__Written instruction__.
Images are not part of the copy; write out the rest of the data exactly as given.

__Data lines__.

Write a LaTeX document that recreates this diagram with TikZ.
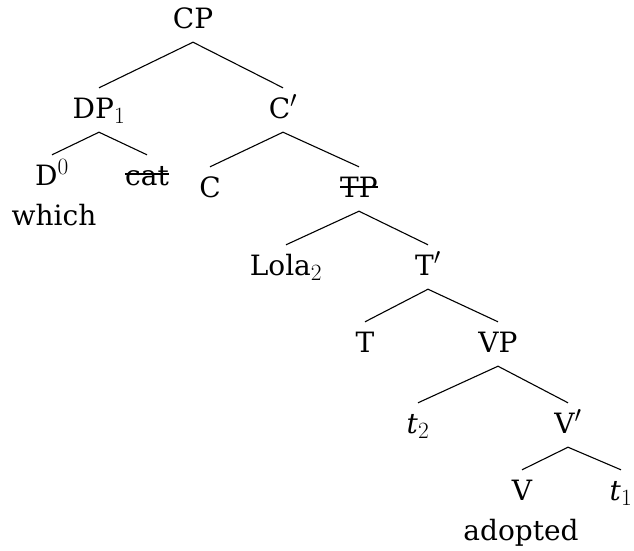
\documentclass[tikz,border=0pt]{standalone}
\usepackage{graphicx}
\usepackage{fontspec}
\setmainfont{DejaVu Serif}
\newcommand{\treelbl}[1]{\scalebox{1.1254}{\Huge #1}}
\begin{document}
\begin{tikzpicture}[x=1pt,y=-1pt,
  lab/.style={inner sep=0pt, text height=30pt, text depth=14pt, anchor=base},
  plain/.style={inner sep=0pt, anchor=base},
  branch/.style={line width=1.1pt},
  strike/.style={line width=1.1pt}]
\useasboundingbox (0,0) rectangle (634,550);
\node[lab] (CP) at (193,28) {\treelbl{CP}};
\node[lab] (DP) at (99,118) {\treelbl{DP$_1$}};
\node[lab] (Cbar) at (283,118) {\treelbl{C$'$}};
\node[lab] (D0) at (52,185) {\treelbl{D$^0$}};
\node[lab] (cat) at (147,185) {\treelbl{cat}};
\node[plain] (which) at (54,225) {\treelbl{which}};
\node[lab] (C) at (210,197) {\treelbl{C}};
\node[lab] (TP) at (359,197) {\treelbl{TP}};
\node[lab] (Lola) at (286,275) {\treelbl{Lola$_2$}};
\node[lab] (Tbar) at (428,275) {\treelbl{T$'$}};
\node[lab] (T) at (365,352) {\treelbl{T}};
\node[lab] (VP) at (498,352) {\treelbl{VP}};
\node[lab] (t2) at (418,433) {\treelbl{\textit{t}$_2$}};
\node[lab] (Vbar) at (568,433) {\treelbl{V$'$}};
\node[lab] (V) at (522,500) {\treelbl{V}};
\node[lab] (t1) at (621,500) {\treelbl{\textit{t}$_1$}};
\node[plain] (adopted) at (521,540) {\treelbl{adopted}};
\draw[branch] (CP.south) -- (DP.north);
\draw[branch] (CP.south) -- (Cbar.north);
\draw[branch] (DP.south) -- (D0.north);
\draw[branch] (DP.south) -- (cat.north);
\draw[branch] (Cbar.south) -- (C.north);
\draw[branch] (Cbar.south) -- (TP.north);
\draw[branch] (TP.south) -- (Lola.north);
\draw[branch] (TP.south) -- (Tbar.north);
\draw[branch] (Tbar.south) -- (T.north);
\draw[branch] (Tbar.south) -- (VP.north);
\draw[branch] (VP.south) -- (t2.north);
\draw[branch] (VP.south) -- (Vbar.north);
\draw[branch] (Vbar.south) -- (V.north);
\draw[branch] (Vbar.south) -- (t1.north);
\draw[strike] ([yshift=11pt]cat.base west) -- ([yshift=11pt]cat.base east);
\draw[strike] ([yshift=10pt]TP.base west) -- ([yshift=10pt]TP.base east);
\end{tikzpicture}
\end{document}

__Correct output__.
Write a LaTeX document that recreates this diagram with TikZ.
\documentclass[tikz,border=0pt]{standalone}
\usepackage{graphicx}
\usepackage{fontspec}
\setmainfont{DejaVu Serif}
\newcommand{\treelbl}[1]{\scalebox{1.1254}{\Huge #1}}
\begin{document}
\begin{tikzpicture}[x=1pt,y=-1pt,
  lab/.style={inner sep=0pt, text height=30pt, text depth=14pt, anchor=base},
  plain/.style={inner sep=0pt, anchor=base},
  branch/.style={line width=1.1pt},
  strike/.style={line width=1.1pt}]
\useasboundingbox (0,0) rectangle (634,550);
\node[lab] (CP) at (193,28) {\treelbl{CP}};
\node[lab] (DP) at (99,118) {\treelbl{DP$_1$}};
\node[lab] (Cbar) at (283,118) {\treelbl{C$'$}};
\node[lab] (D0) at (52,185) {\treelbl{D$^0$}};
\node[lab] (cat) at (147,185) {\treelbl{cat}};
\node[plain] (which) at (54,225) {\treelbl{which}};
\node[lab] (C) at (210,197) {\treelbl{C}};
\node[lab] (TP) at (359,197) {\treelbl{TP}};
\node[lab] (Lola) at (286,275) {\treelbl{Lola$_2$}};
\node[lab] (Tbar) at (428,275) {\treelbl{T$'$}};
\node[lab] (T) at (365,352) {\treelbl{T}};
\node[lab] (VP) at (498,352) {\treelbl{VP}};
\node[lab] (t2) at (418,433) {\treelbl{\textit{t}$_2$}};
\node[lab] (Vbar) at (568,433) {\treelbl{V$'$}};
\node[lab] (V) at (522,500) {\treelbl{V}};
\node[lab] (t1) at (621,500) {\treelbl{\textit{t}$_1$}};
\node[plain] (adopted) at (521,540) {\treelbl{adopted}};
\draw[branch] (CP.south) -- (DP.north);
\draw[branch] (CP.south) -- (Cbar.north);
\draw[branch] (DP.south) -- (D0.north);
\draw[branch] (DP.south) -- (cat.north);
\draw[branch] (Cbar.south) -- (C.north);
\draw[branch] (Cbar.south) -- (TP.north);
\draw[branch] (TP.south) -- (Lola.north);
\draw[branch] (TP.south) -- (Tbar.north);
\draw[branch] (Tbar.south) -- (T.north);
\draw[branch] (Tbar.south) -- (VP.north);
\draw[branch] (VP.south) -- (t2.north);
\draw[branch] (VP.south) -- (Vbar.north);
\draw[branch] (Vbar.south) -- (V.north);
\draw[branch] (Vbar.south) -- (t1.north);
\draw[strike] ([yshift=11pt]cat.base west) -- ([yshift=11pt]cat.base east);
\draw[strike] ([yshift=10pt]TP.base west) -- ([yshift=10pt]TP.base east);
\end{tikzpicture}
\end{document}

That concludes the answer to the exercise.